But the paper's editor-in-chief denies the company complained or made any threats.
Dan Murphy, who draws editorial cartoons and creates videos for the newspaper's website, said he learned of the threat from a newsroom supervisor shortly after the video was posted on the Province's site Friday morning.
"Enbridge was going to pull a million dollars worth of advertising if it (didn't) come down," Murphy said.
Murphy's video used an Enbridge (TSX:ENB) ad extolling the virtues and safety of the Northern Gateway proposal, a highly controversial pipeline that would bring oilsands bitumen from Alberta to West Coast ports. The cartoonist took Enbridge's original animated ad and undercut the pastel images of trees and happy families with occasional dollops of oil and interjected voice-overs.
"It's a path to prosperity," begins a gentle female voice over an image of a forest. Then comes a flatulent noise, a big black blob and a puzzled male voice saying, "Is that supposed to happen? I don't think that's supposed to happen."
More follows, in a similar vein.
The video was on the website shortly after 8 a.m. Friday, said Murphy. Around noon, he got a heads up from a colleague in the ad department that his satire was making waves.
One of Postmedia's chief revenue officers "was hitting the ceiling over this, as was Enbridge, and wanted it down," Murphy said.
Shortly after, Murphy was called to a meeting with editor-in-chief Wayne Moriarty and editorial page editor Gordon Clark.

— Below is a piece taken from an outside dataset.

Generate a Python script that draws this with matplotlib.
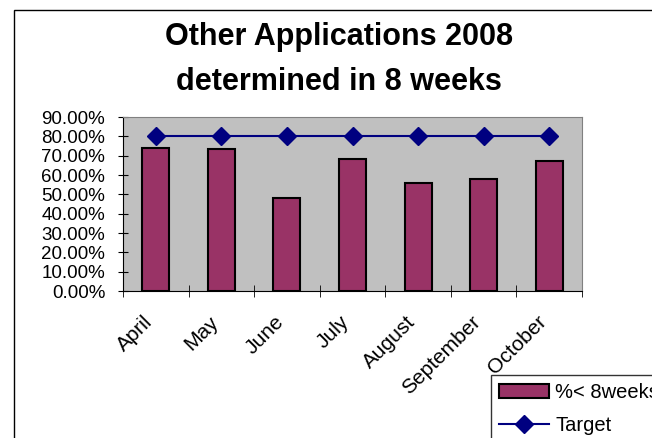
import matplotlib.pyplot as plt
from matplotlib.patches import Rectangle
from matplotlib.ticker import FuncFormatter, FixedLocator
from matplotlib.transforms import ScaledTranslation

plt.rcParams['font.family'] = ['Liberation Sans', 'DejaVu Sans']

months = ["April", "May", "June", "July", "August", "September", "October"]
pct_within_8_weeks = [0.738, 0.733, 0.483, 0.684, 0.559, 0.577, 0.672]
target = [0.80, 0.80, 0.80, 0.80, 0.80, 0.80, 0.80]
y_ticks = [0.0, 0.1, 0.2, 0.3, 0.4, 0.5, 0.6, 0.7, 0.8, 0.9]

fig = plt.figure(figsize=(6.52, 4.38), dpi=100)

# chart-area frame, runs off the right and bottom edges
fig.patches.append(Rectangle((14 / 652, -0.2), 2.0, 1.2 - 10 / 438,
                             transform=fig.transFigure, fill=False,
                             edgecolor="black", linewidth=1.0))

ax = fig.add_axes([123 / 652, 1 - 291 / 438, 459 / 652, 174 / 438])
ax.set_facecolor("#C0C0C0")

x = list(range(len(months)))
bars = ax.bar(x, pct_within_8_weeks, width=0.41, color="#993366",
              edgecolor="black", linewidth=1.5, label="%< 8weeks", zorder=2)
line, = ax.plot(x, target, color="#000080", linewidth=1.5, marker="D",
                markersize=9, label="Target", zorder=3)

ax.set_xlim(-0.5, len(months) - 0.5)
ax.set_ylim(0, 0.9)
ax.yaxis.set_major_locator(FixedLocator(y_ticks))
ax.yaxis.set_major_formatter(FuncFormatter(lambda v, _: f"{v * 100:.2f}%"))
ax.tick_params(axis="y", direction="inout", length=6.5, labelsize=13.5, pad=9.5)

ax.set_xticks(x)
ax.set_xticklabels(months, rotation=45, ha="right", va="center",
                   rotation_mode="anchor", fontsize=15)
ax.tick_params(axis="x", which="major", length=0, pad=20)
# rotated month labels end slightly left of their slot centres
shift = ScaledTranslation(-6 / 100, 0, fig.dpi_scale_trans)
for lbl in ax.get_xticklabels():
    lbl.set_transform(lbl.get_transform() + shift)
ax.set_xticks([i - 0.5 for i in range(len(months) + 1)], minor=True)
ax.tick_params(axis="x", which="minor", direction="inout", length=9)

for side in ("top", "right"):
    ax.spines[side].set_color("#808080")
for side in ("left", "bottom"):
    ax.spines[side].set_color("black")

fig.text(339 / 652, 1 - 45 / 438, "Other Applications 2008", ha="center",
         va="baseline", fontsize=22, fontweight="bold")
fig.text(339 / 652, 1 - 90 / 438, "determined in 8 weeks", ha="center",
         va="baseline", fontsize=22, fontweight="bold")

leg = fig.legend(handles=[bars, line], loc="upper left",
                 bbox_to_anchor=(491 / 652, 1 - 375 / 438), fontsize=14.5,
                 frameon=True, fancybox=False, borderaxespad=0,
                 handlelength=2.5, labelspacing=0.7, handletextpad=0.3,
                 borderpad=0.4)
leg.get_frame().set_edgecolor("black")
leg.get_frame().set_linewidth(1.0)

fig.savefig("out.png", dpi=100)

Murphy said he was told that Enbridge was going to pull ads with Postmedia, the Province's owner, if the video wasn't removed. Moriarty was also threatened, said Murphy.
"If it didn't come down, it was Moriarty's head. He was going to lose his job. He was in a terrible position."
Moriarty, however, said he was first alerted there might be a problem Friday afternoon when ad buyers, who buy media space on behalf of clients, suggested there might be a problem with copyright infringement.
"We were using their copyrighted material (and) misappropriating it, they were thinking," he said. "I thought it was very close to the line."
He pointed out the Province has in the past defended its copyright from satirists.
"It seemed a little hypocritical to fight that fight and then on the other hand turn our nose at someone who had expressed a concern about our using their copyright."
He said he was unaware of any threat to pull ads.
"Everything I know, that threat was never there," he said.
Nor, he said, did Enbridge complain directly to the Province. It was Province publisher Kevin Bent who placed a call to Enbridge.
Moriarty stood by what he said was a tough call.
"I understand that from the ad buyer, the creative people who put that together. I can understand (how) they react the way they did. I chose to respect their request.
"This was not an investigative piece. This was a cartoon."
The video was off the Province's website that afternoon. It is now widely available on the Internet.
Enbridge officials didn't respond to requests for comment.
Murphy acknowledged copyright issues were discussed at a second editorial meeting held to discuss the events Friday afternoon. But he said the paper had posted similar satires of videos released by political parties during last year's federal election without problems.
Reworking symbols, slogans and images are at the heart of satire, he said.
"It's a recognized tool of the trade."
Murphy fears a breach in the newspaper's time-honoured wall between advertising and editorial.
"You lose the trust of your readers. Readers are very quick to put two and two together."
Moriarty pointed out the Province has repeatedly published Murphy's cartoons and videos that criticize the energy industry. One of them was scheduled to run Thursday, he said.
"We have done it again and again and again," he said. "The difference in this case is the copyright issue."
Murphy will not be sanctioned for speaking out on the issue, Moriarty said.